Стоит ли говорить о том, что Солженицын полюбил ужасающий материал, к запечатленью которого он был приуготовлен — нет, не людьми, не долгом, не совестью, но горнею волею? В «Архипелаге» прямо трактуется о любви, и это чувство понятно без объяснений, оно свободно и царственно, как все, что внушается свыше. К тому же Солженицын никогда не сомневался не только в историческом и провиденциальном, но и в собственно литературном и даже техническом смысле своего описательства. Русская литература являет собой готовый набор нарративных стратегий и форм — данных и заданных (других и не нужно), идеально пригодных к выраженью любого, самого каверзного содержания. Русская литература, то есть словесность по преимуществу, пребудет всегда, ибо вся она насквозь преисполнена назначения и значения, которое ни одному супостату не по силам дискредитировать и уж тем более — упразднить. Ведь это как если бы кто-то всерьез усомнился в осмысленности надличного распорядка, освященного неотменяемым заревом Заветных идей. А он этой литературы пророк и держатель.

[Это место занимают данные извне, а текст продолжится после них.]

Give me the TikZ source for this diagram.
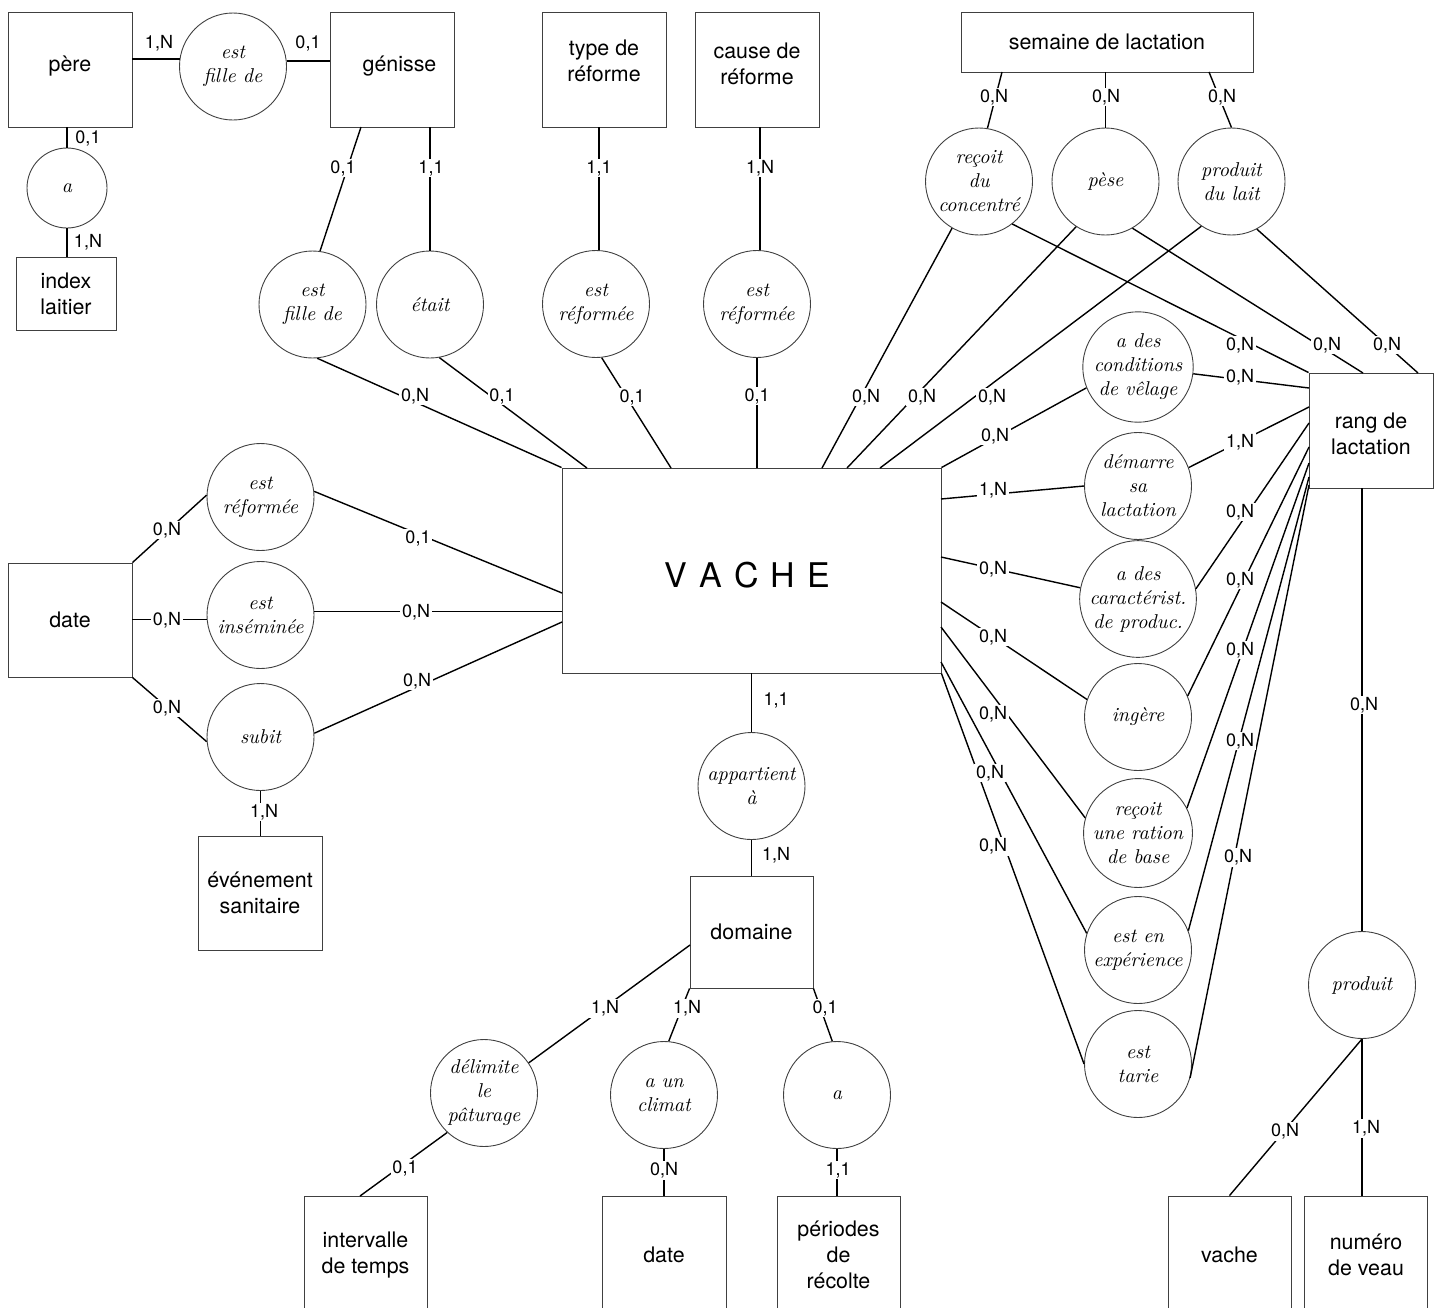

Наибольшей свободы от монструозного материала, исторического и биографического, Солженицын, обыкновенно художественно архаичный и нечувствительный, добился в «Архипелаге» — единственно замечательном своем сочинении. Главная прелесть «ГУЛАГа» в том, что книга — чрезвычайно смешная: таковой она автором и задумана, именно в ней он раскрыл все могущество своего комедийного и саркастического дарования, всю доступную ему тонкость композиционной режиссуры, благодаря которой потрясающе монотонная летопись народных страданий предстала увлекательным чтением. Горе дошло до самого края, через край перелилось, все вокруг себя захлестнуло, и единственной освобождающей реакцией оказался смеховой катарсис. Посмеялся — и облегчил душу. Облегчился, добавил бы Салтыков-Щедрин. Между прочим, одна из этимологий «катарсиса» — очищение в самом брутальном физиологическом смысле, возможно, желудочном: это, так сказать, освобождение от пуза. Место «Архипелага» — в не слишком осознанном пока что ряду русской прозы, в котором помещается, например, «Сдача и гибель» Аркадия Белинкова и, вероятно, оказались бы и «Зияющие высоты» Александра Зиновьева — если б не помраченный, с очевидными провалами в графоманию, «логический позитивизм» последнего впечатляющего труда, испорченного к тому же несносными «кавээновско-итээровскими» юмором и сатирой. «Архипелаг» — изящное, несмотря на гигантский объем, мениппейное путешествие на край ночи, смеховая борьба с государством и глубокая благодарность ему за предоставленный уникальный материал. Это радостное сочинение, ибо автор не пожелал сокрыть от читателя переполнявший его творческий восторг. Целевая и моральная философия этого опыта художественного исследования также достаточно очевидна: ГУЛАГ уже потому имел право на существование (обладал смыслом), что стал объектом запечатленья в «ГУЛАГе».